**Written exercise**:
Copy out the listing that follows, exact in every word, and skip the images.

▬▬▬▬▬▬

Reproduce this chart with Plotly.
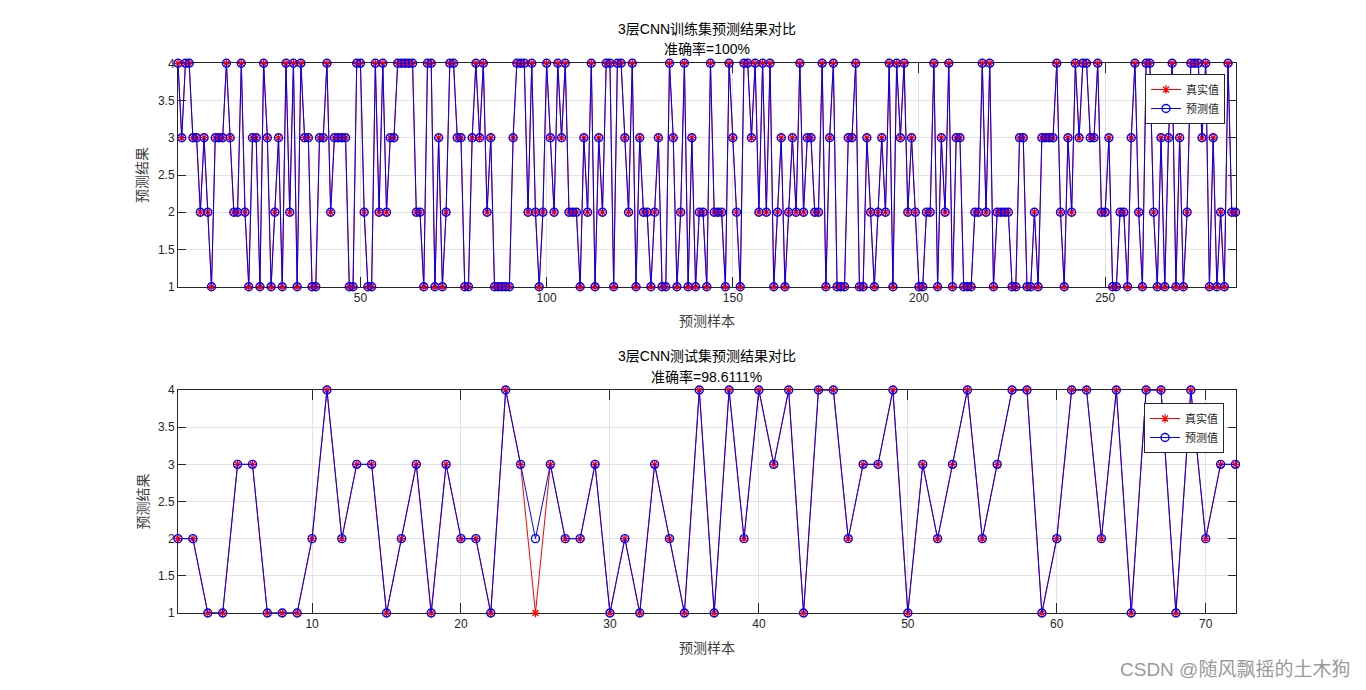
import plotly.graph_objects as go

# ---------------- data ----------------
train_true = [
    4, 3, 4, 4, 3, 3, 2, 3, 2, 1, 3, 3, 3, 4, 3, 2, 2, 4, 2, 1,
    3, 3, 1, 4, 3, 1, 2, 3, 1, 4, 2, 4, 1, 4, 3, 3, 1, 1, 3, 3,
    4, 2, 3, 3, 3, 3, 1, 1, 4, 4, 2, 1, 1, 4, 2, 4, 2, 3, 3, 4,
    4, 4, 4, 4, 2, 2, 1, 4, 4, 1, 3, 1, 2, 4, 4, 3, 3, 1, 1, 3,
    4, 3, 4, 2, 3, 1, 1, 1, 1, 1, 3, 4, 4, 4, 2, 4, 2, 1, 2, 4,
    3, 2, 4, 3, 4, 2, 2, 2, 1, 3, 2, 4, 1, 3, 2, 4, 4, 1, 4, 4,
    3, 2, 4, 1, 3, 2, 2, 1, 2, 3, 1, 1, 4, 3, 1, 2, 4, 1, 3, 1,
    2, 2, 1, 4, 2, 2, 2, 1, 4, 3, 2, 1, 4, 4, 3, 4, 2, 4, 2, 4,
    1, 2, 3, 1, 2, 3, 2, 4, 2, 3, 3, 2, 2, 4, 1, 3, 4, 1, 1, 1,
    3, 3, 4, 1, 1, 3, 2, 1, 2, 3, 2, 4, 1, 4, 3, 4, 2, 3, 2, 1,
    1, 2, 2, 4, 1, 3, 2, 4, 1, 3, 3, 1, 1, 1, 2, 2, 4, 2, 4, 1,
    2, 2, 2, 2, 1, 1, 3, 3, 1, 1, 2, 1, 3, 3, 3, 3, 4, 2, 1, 3,
    2, 4, 3, 4, 4, 3, 3, 4, 2, 2, 3, 1, 1, 2, 2, 1, 3, 4, 2, 1,
    4, 4, 2, 1, 3, 1, 3, 4, 1, 3, 1, 2, 4, 4, 4, 3, 4, 1, 3, 1,
    2, 1, 4, 2, 2,
]
train_pred = list(train_true)  # 准确率=100%

test_true = [
    2, 2, 1, 1, 3, 3, 1, 1, 1, 2, 4, 2, 3, 3, 1, 2, 3, 1, 3, 2,
    2, 1, 4, 3, 1, 3, 2, 2, 3, 1, 2, 1, 3, 2, 1, 4, 1, 4, 2, 4,
    3, 4, 1, 4, 4, 2, 3, 3, 4, 1, 3, 2, 3, 4, 2, 3, 4, 4, 1, 2,
    4, 4, 2, 4, 1, 4, 4, 1, 4, 2, 3, 3,
]
test_pred = [
    2, 2, 1, 1, 3, 3, 1, 1, 1, 2, 4, 2, 3, 3, 1, 2, 3, 1, 3, 2,
    2, 1, 4, 3, 2, 3, 2, 2, 3, 1, 2, 1, 3, 2, 1, 4, 1, 4, 2, 4,
    3, 4, 1, 4, 4, 2, 3, 3, 4, 1, 3, 2, 3, 4, 2, 3, 4, 4, 1, 2,
    4, 4, 2, 4, 1, 4, 4, 1, 4, 2, 3, 3,
]

train_title = "3层CNN训练集预测结果对比"
train_acc = "准确率=100%"
test_title = "3层CNN测试集预测结果对比"
test_acc = "准确率=98.6111%"
x_label = "预测样本"
y_label = "预测结果"
legend_names = ["真实值", "预测值"]
train_xticks = [50, 100, 150, 200, 250]
test_xticks = [10, 20, 30, 40, 50, 60, 70]
yticks = [1, 1.5, 2, 2.5, 3, 3.5, 4]
watermark = "CSDN @随风飘摇的土木狗"

# ---------------- figure ----------------
W, H = 1366, 690
LAT = "Liberation Sans, Arial, Noto Sans CJK SC, sans-serif"
CJK = "Noto Sans CJK SC, sans-serif"
AX = "#262626"

def px(x):
    return x / W

def py(y):
    return 1 - y / H

fig = go.Figure()

def add_pair(x, yt, yp, xa, ya, leg):
    fig.add_trace(go.Scatter(
        x=x, y=yt, xaxis=xa, yaxis=ya, mode="lines+markers", name=legend_names[0],
        legend=leg, cliponaxis=False,
        line=dict(color="#ff0000", width=1),
        marker=dict(symbol="asterisk-open", size=7, color="#ff0000",
                    line=dict(color="#ff0000", width=1.2)),
    ))
    fig.add_trace(go.Scatter(
        x=x, y=yp, xaxis=xa, yaxis=ya, mode="lines+markers", name=legend_names[1],
        legend=leg, cliponaxis=False,
        line=dict(color="#0000ff", width=1),
        marker=dict(symbol="circle-open", size=8, color="#0000ff",
                    line=dict(color="#0000ff", width=1.4)),
    ))

n_train = len(train_true)
n_test = len(test_true)
add_pair(list(range(1, n_train + 1)), train_true, train_pred, "x", "y", "legend")
add_pair(list(range(1, n_test + 1)), test_true, test_pred, "x2", "y2", "legend2")

xdom = [px(178), px(1235.5)]
common_axis = dict(
    showline=True, linecolor=AX, linewidth=1, mirror="ticks",
    ticks="inside", tickcolor=AX, tickwidth=1,
    showgrid=True, gridcolor="#e3e3e3", gridwidth=1,
    zeroline=False, layer="below traces", automargin=False,
    tickfont=dict(family=LAT, size=12, color=AX),
)

fig.update_layout(
    width=W, height=H, margin=dict(l=0, r=0, t=0, b=0, pad=0, autoexpand=False),
    paper_bgcolor="white", plot_bgcolor="white",
    showlegend=True,
    xaxis=dict(domain=xdom, range=[1, n_train], tickvals=train_xticks, ticklen=10,
               anchor="y", **common_axis),
    yaxis=dict(domain=[py(286.7), py(63.3)], range=[1, 4], tickvals=yticks, ticklen=8,
               anchor="x", **common_axis),
    xaxis2=dict(domain=xdom, range=[1, n_test], tickvals=test_xticks, ticklen=10,
                anchor="y2", **common_axis),
    yaxis2=dict(domain=[py(613), py(390)], range=[1, 4], tickvals=yticks, ticklen=8,
                anchor="x2", **common_axis),
    legend=dict(x=px(1225), y=py(74), xanchor="right", yanchor="top",
                bgcolor="white", bordercolor=AX, borderwidth=1,
                font=dict(family=CJK, size=11, color=AX), tracegroupgap=0,
                itemwidth=30),
    legend2=dict(x=px(1224), y=py(403), xanchor="right", yanchor="top",
                 bgcolor="white", bordercolor=AX, borderwidth=1,
                 font=dict(family=CJK, size=11, color=AX), tracegroupgap=0,
                 itemwidth=30),
)

ann = []
def text(t, x, y, size, color="#000000", angle=0, family=LAT, xanchor="center"):
    ann.append(dict(text=t, x=x, y=y, xref="paper", yref="paper", showarrow=False,
                    xanchor=xanchor, yanchor="middle", textangle=angle,
                    font=dict(family=family, size=size, color=color)))

cx = (xdom[0] + xdom[1]) / 2
text(train_title, cx, py(29), 14)
text(train_acc, cx, py(49), 14)
text(test_title, cx, py(356), 14)
text(test_acc, cx, py(377), 14)
text(x_label, cx, py(320), 14, color="#404040", family=CJK)
text(x_label, cx, py(647), 14, color="#404040", family=CJK)
text(y_label, px(141), py(175), 14, color="#404040", angle=-90, family=CJK)
text(y_label, px(141), py(501.5), 14, color="#404040", angle=-90, family=CJK)
text(watermark, px(1352), py(669), 19, color="#9a9a9a", xanchor="right")
fig.update_layout(annotations=ann)

fig.write_html(
    "out.html",
    post_script="document.body.style.margin='0px';document.body.style.overflow='hidden';",
)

▬▬▬▬▬▬

**Exercise answer**:
Reproduce this chart with Plotly.
import plotly.graph_objects as go

# ---------------- data ----------------
train_true = [
    4, 3, 4, 4, 3, 3, 2, 3, 2, 1, 3, 3, 3, 4, 3, 2, 2, 4, 2, 1,
    3, 3, 1, 4, 3, 1, 2, 3, 1, 4, 2, 4, 1, 4, 3, 3, 1, 1, 3, 3,
    4, 2, 3, 3, 3, 3, 1, 1, 4, 4, 2, 1, 1, 4, 2, 4, 2, 3, 3, 4,
    4, 4, 4, 4, 2, 2, 1, 4, 4, 1, 3, 1, 2, 4, 4, 3, 3, 1, 1, 3,
    4, 3, 4, 2, 3, 1, 1, 1, 1, 1, 3, 4, 4, 4, 2, 4, 2, 1, 2, 4,
    3, 2, 4, 3, 4, 2, 2, 2, 1, 3, 2, 4, 1, 3, 2, 4, 4, 1, 4, 4,
    3, 2, 4, 1, 3, 2, 2, 1, 2, 3, 1, 1, 4, 3, 1, 2, 4, 1, 3, 1,
    2, 2, 1, 4, 2, 2, 2, 1, 4, 3, 2, 1, 4, 4, 3, 4, 2, 4, 2, 4,
    1, 2, 3, 1, 2, 3, 2, 4, 2, 3, 3, 2, 2, 4, 1, 3, 4, 1, 1, 1,
    3, 3, 4, 1, 1, 3, 2, 1, 2, 3, 2, 4, 1, 4, 3, 4, 2, 3, 2, 1,
    1, 2, 2, 4, 1, 3, 2, 4, 1, 3, 3, 1, 1, 1, 2, 2, 4, 2, 4, 1,
    2, 2, 2, 2, 1, 1, 3, 3, 1, 1, 2, 1, 3, 3, 3, 3, 4, 2, 1, 3,
    2, 4, 3, 4, 4, 3, 3, 4, 2, 2, 3, 1, 1, 2, 2, 1, 3, 4, 2, 1,
    4, 4, 2, 1, 3, 1, 3, 4, 1, 3, 1, 2, 4, 4, 4, 3, 4, 1, 3, 1,
    2, 1, 4, 2, 2,
]
train_pred = list(train_true)  # 准确率=100%

test_true = [
    2, 2, 1, 1, 3, 3, 1, 1, 1, 2, 4, 2, 3, 3, 1, 2, 3, 1, 3, 2,
    2, 1, 4, 3, 1, 3, 2, 2, 3, 1, 2, 1, 3, 2, 1, 4, 1, 4, 2, 4,
    3, 4, 1, 4, 4, 2, 3, 3, 4, 1, 3, 2, 3, 4, 2, 3, 4, 4, 1, 2,
    4, 4, 2, 4, 1, 4, 4, 1, 4, 2, 3, 3,
]
test_pred = [
    2, 2, 1, 1, 3, 3, 1, 1, 1, 2, 4, 2, 3, 3, 1, 2, 3, 1, 3, 2,
    2, 1, 4, 3, 2, 3, 2, 2, 3, 1, 2, 1, 3, 2, 1, 4, 1, 4, 2, 4,
    3, 4, 1, 4, 4, 2, 3, 3, 4, 1, 3, 2, 3, 4, 2, 3, 4, 4, 1, 2,
    4, 4, 2, 4, 1, 4, 4, 1, 4, 2, 3, 3,
]

train_title = "3层CNN训练集预测结果对比"
train_acc = "准确率=100%"
test_title = "3层CNN测试集预测结果对比"
test_acc = "准确率=98.6111%"
x_label = "预测样本"
y_label = "预测结果"
legend_names = ["真实值", "预测值"]
train_xticks = [50, 100, 150, 200, 250]
test_xticks = [10, 20, 30, 40, 50, 60, 70]
yticks = [1, 1.5, 2, 2.5, 3, 3.5, 4]
watermark = "CSDN @随风飘摇的土木狗"

# ---------------- figure ----------------
W, H = 1366, 690
LAT = "Liberation Sans, Arial, Noto Sans CJK SC, sans-serif"
CJK = "Noto Sans CJK SC, sans-serif"
AX = "#262626"

def px(x):
    return x / W

def py(y):
    return 1 - y / H

fig = go.Figure()

def add_pair(x, yt, yp, xa, ya, leg):
    fig.add_trace(go.Scatter(
        x=x, y=yt, xaxis=xa, yaxis=ya, mode="lines+markers", name=legend_names[0],
        legend=leg, cliponaxis=False,
        line=dict(color="#ff0000", width=1),
        marker=dict(symbol="asterisk-open", size=7, color="#ff0000",
                    line=dict(color="#ff0000", width=1.2)),
    ))
    fig.add_trace(go.Scatter(
        x=x, y=yp, xaxis=xa, yaxis=ya, mode="lines+markers", name=legend_names[1],
        legend=leg, cliponaxis=False,
        line=dict(color="#0000ff", width=1),
        marker=dict(symbol="circle-open", size=8, color="#0000ff",
                    line=dict(color="#0000ff", width=1.4)),
    ))

n_train = len(train_true)
n_test = len(test_true)
add_pair(list(range(1, n_train + 1)), train_true, train_pred, "x", "y", "legend")
add_pair(list(range(1, n_test + 1)), test_true, test_pred, "x2", "y2", "legend2")

xdom = [px(178), px(1235.5)]
common_axis = dict(
    showline=True, linecolor=AX, linewidth=1, mirror="ticks",
    ticks="inside", tickcolor=AX, tickwidth=1,
    showgrid=True, gridcolor="#e3e3e3", gridwidth=1,
    zeroline=False, layer="below traces", automargin=False,
    tickfont=dict(family=LAT, size=12, color=AX),
)

fig.update_layout(
    width=W, height=H, margin=dict(l=0, r=0, t=0, b=0, pad=0, autoexpand=False),
    paper_bgcolor="white", plot_bgcolor="white",
    showlegend=True,
    xaxis=dict(domain=xdom, range=[1, n_train], tickvals=train_xticks, ticklen=10,
               anchor="y", **common_axis),
    yaxis=dict(domain=[py(286.7), py(63.3)], range=[1, 4], tickvals=yticks, ticklen=8,
               anchor="x", **common_axis),
    xaxis2=dict(domain=xdom, range=[1, n_test], tickvals=test_xticks, ticklen=10,
                anchor="y2", **common_axis),
    yaxis2=dict(domain=[py(613), py(390)], range=[1, 4], tickvals=yticks, ticklen=8,
                anchor="x2", **common_axis),
    legend=dict(x=px(1225), y=py(74), xanchor="right", yanchor="top",
                bgcolor="white", bordercolor=AX, borderwidth=1,
                font=dict(family=CJK, size=11, color=AX), tracegroupgap=0,
                itemwidth=30),
    legend2=dict(x=px(1224), y=py(403), xanchor="right", yanchor="top",
                 bgcolor="white", bordercolor=AX, borderwidth=1,
                 font=dict(family=CJK, size=11, color=AX), tracegroupgap=0,
                 itemwidth=30),
)

ann = []
def text(t, x, y, size, color="#000000", angle=0, family=LAT, xanchor="center"):
    ann.append(dict(text=t, x=x, y=y, xref="paper", yref="paper", showarrow=False,
                    xanchor=xanchor, yanchor="middle", textangle=angle,
                    font=dict(family=family, size=size, color=color)))

cx = (xdom[0] + xdom[1]) / 2
text(train_title, cx, py(29), 14)
text(train_acc, cx, py(49), 14)
text(test_title, cx, py(356), 14)
text(test_acc, cx, py(377), 14)
text(x_label, cx, py(320), 14, color="#404040", family=CJK)
text(x_label, cx, py(647), 14, color="#404040", family=CJK)
text(y_label, px(141), py(175), 14, color="#404040", angle=-90, family=CJK)
text(y_label, px(141), py(501.5), 14, color="#404040", angle=-90, family=CJK)
text(watermark, px(1352), py(669), 19, color="#9a9a9a", xanchor="right")
fig.update_layout(annotations=ann)

fig.write_html(
    "out.html",
    post_script="document.body.style.margin='0px';document.body.style.overflow='hidden';",
)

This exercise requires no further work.